One important component of the adaptive immune response is the T cells, either “helper” CD4+ T cells and the “killer” CD8+ T cells. Activation of these T cells involves their T cell receptor (TCR) recognising peptides presented by Human Leukocyte Antigens (HLAs). During infection, pathogen derived proteins are degraded into peptides that can be presented by HLA molecules to T cells. Typically, CD4+ T cells recognise long peptides ( >11 residues) presented by HLA-II, while CD8+ T cells recognise shorter peptides (8-10 residues) presented by HLA-I molecules.
The concept of nested peptides, where a shorter CD8+ T cell peptide could be nested within a longer CD4+ T cell peptide, allows a single (long) peptide to activate both CD8+ and CD4+ T cells, and has been relatively understudied.
This project investigated this phenomenon using a longer 13 residues T cell peptide (PB1411-423) containing a shorter 9 residues known CD8+ T cell epitope (PB1413-421).
Using T cell activation assays, we confirmed that the long PB1411-423 is a novel immunogenic peptide which could be presented by multiple HLA-II allomorphs.
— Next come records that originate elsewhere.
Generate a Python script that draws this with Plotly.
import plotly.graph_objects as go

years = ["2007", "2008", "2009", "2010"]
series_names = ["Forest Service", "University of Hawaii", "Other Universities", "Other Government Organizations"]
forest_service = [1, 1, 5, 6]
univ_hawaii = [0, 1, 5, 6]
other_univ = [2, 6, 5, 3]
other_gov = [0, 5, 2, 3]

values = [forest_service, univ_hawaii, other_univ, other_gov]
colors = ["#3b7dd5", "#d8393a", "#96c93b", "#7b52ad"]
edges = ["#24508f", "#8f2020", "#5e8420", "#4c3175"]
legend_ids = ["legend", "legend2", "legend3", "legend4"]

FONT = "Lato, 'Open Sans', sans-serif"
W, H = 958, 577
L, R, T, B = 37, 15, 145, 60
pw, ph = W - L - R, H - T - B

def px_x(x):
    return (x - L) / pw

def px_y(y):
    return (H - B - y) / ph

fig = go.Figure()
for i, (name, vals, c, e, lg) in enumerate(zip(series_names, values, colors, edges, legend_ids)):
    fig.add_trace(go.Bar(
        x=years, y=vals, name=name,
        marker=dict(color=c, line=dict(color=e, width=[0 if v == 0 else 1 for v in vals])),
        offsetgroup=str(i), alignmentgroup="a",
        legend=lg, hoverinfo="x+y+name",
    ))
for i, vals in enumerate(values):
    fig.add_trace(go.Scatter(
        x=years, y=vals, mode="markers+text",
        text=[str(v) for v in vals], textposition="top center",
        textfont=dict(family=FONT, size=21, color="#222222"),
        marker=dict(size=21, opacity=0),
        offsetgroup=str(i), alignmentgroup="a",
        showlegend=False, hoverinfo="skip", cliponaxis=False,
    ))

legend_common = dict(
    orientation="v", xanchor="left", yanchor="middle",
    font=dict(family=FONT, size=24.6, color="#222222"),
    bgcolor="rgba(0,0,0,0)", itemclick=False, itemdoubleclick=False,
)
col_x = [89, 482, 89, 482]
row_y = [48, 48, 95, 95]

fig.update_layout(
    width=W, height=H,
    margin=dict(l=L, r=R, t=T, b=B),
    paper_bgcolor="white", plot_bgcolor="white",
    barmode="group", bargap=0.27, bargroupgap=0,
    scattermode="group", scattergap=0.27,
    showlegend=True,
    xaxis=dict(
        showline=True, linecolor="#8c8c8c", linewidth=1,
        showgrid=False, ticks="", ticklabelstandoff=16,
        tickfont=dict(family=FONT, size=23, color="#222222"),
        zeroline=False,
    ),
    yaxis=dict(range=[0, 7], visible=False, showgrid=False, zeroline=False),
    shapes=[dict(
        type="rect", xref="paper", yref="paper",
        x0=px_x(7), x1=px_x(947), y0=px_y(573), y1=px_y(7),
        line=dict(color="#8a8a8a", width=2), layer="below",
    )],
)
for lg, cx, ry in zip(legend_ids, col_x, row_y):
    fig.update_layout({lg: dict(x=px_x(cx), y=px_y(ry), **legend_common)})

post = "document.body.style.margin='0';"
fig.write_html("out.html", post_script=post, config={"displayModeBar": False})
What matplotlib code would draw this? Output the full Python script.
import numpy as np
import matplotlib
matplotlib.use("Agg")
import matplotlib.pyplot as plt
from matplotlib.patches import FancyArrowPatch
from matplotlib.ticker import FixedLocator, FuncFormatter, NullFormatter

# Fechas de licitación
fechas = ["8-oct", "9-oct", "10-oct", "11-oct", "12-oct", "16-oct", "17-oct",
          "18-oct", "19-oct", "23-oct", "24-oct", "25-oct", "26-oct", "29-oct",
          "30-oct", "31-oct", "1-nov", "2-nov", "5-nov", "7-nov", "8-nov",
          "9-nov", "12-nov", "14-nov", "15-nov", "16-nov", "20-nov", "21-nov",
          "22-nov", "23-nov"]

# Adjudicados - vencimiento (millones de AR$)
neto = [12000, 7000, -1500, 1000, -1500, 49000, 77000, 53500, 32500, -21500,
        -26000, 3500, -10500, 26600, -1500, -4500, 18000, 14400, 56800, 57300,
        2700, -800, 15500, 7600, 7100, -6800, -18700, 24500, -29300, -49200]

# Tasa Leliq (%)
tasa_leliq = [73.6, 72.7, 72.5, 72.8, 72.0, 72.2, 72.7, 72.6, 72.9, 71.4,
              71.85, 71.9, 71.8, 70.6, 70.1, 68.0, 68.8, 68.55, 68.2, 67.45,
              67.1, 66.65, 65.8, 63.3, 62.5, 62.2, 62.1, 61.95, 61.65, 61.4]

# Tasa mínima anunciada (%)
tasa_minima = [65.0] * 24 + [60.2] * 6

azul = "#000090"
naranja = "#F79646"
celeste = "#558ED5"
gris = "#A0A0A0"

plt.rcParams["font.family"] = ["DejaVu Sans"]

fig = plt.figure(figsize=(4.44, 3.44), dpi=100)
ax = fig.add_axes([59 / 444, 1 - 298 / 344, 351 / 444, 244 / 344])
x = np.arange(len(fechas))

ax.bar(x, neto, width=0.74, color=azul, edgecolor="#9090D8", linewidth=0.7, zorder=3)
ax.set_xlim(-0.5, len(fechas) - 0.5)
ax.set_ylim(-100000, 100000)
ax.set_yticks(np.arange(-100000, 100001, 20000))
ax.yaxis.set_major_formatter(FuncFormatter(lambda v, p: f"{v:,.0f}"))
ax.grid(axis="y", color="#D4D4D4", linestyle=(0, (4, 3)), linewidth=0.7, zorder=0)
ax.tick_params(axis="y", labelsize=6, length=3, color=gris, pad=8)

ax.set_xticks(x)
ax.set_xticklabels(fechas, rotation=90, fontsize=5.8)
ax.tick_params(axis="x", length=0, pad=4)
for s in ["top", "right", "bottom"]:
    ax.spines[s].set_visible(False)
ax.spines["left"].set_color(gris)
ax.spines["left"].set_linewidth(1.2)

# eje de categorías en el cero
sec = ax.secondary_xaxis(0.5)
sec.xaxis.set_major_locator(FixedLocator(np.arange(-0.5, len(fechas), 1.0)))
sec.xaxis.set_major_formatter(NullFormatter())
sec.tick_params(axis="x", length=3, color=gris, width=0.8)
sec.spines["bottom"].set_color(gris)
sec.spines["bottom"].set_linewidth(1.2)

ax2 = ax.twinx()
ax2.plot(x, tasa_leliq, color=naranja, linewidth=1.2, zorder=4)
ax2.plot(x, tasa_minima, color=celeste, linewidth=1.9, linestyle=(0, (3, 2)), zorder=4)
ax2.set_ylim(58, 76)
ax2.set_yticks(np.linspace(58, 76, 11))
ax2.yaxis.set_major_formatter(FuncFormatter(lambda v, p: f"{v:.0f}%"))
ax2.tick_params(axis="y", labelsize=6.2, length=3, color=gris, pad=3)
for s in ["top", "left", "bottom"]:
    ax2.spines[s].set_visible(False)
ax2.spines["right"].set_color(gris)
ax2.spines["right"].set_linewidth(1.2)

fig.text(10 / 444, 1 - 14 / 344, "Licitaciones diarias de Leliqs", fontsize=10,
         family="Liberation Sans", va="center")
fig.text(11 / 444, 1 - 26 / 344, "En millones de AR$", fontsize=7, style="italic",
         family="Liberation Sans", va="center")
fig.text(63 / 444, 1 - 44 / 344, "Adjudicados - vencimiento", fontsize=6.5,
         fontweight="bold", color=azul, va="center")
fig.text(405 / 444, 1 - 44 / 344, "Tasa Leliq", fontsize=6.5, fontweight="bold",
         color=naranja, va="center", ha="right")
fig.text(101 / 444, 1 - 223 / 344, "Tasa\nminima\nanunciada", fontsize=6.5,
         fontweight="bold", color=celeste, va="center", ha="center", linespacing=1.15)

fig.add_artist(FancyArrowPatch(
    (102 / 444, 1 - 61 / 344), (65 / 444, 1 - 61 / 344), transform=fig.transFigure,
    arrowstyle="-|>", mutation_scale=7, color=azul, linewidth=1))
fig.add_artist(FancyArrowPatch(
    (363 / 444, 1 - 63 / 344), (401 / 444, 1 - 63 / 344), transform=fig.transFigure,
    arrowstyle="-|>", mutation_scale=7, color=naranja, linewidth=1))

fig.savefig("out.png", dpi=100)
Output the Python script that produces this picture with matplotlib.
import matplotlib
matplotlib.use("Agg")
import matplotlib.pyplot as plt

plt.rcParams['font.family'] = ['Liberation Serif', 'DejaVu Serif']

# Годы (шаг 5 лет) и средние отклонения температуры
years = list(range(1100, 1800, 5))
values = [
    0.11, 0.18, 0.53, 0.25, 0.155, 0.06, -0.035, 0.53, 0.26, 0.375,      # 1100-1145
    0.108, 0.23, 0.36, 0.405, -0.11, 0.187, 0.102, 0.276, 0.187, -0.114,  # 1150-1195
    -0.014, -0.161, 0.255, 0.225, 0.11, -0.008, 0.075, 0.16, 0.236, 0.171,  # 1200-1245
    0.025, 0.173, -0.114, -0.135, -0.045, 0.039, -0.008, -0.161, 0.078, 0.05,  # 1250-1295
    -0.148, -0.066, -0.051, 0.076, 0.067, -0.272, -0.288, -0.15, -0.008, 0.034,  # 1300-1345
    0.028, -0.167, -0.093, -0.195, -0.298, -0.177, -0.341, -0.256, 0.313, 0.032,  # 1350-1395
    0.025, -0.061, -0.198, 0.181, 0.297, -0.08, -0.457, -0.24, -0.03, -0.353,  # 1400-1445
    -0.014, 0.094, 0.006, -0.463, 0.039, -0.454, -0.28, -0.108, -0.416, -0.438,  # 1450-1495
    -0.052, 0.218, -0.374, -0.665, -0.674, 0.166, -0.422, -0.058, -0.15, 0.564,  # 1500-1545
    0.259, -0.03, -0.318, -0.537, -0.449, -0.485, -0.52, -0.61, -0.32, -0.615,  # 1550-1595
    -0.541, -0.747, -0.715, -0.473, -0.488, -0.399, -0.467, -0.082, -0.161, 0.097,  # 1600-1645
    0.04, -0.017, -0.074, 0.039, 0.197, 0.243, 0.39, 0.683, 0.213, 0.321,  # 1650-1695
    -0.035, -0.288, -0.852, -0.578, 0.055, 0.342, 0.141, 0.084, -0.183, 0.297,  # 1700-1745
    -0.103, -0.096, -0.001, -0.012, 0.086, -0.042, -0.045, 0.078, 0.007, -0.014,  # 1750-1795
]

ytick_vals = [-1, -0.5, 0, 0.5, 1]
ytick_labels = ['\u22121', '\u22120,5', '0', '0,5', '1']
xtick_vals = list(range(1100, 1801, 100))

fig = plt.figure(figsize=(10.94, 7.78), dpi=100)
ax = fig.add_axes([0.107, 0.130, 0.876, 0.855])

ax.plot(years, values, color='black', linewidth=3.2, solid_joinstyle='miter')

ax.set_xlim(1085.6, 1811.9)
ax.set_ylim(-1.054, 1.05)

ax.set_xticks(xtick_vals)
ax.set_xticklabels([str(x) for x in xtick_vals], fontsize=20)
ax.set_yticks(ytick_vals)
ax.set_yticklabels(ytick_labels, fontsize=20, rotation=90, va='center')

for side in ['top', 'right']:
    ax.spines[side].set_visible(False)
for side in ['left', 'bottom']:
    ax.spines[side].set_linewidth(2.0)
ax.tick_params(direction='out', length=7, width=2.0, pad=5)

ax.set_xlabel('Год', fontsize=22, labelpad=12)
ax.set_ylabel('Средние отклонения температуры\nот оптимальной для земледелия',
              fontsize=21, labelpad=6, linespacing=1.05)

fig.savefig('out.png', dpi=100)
Interestingly, the PB1413-421-specific T cells were expanded when the peptide was in the nested conformation in some donors, however a greater proportion of CD8+ T cell activation was observed when using the shorter peptide. We are currently working on determining the structure of both peptides presented by the both HLA to understand the similarity shared by the nested peptides.
This suggests a potential influence of peptide processing on the outcome of the T cell response, highlighting an area for future investigation to enable the optimal design of nested peptide to be used in vaccines.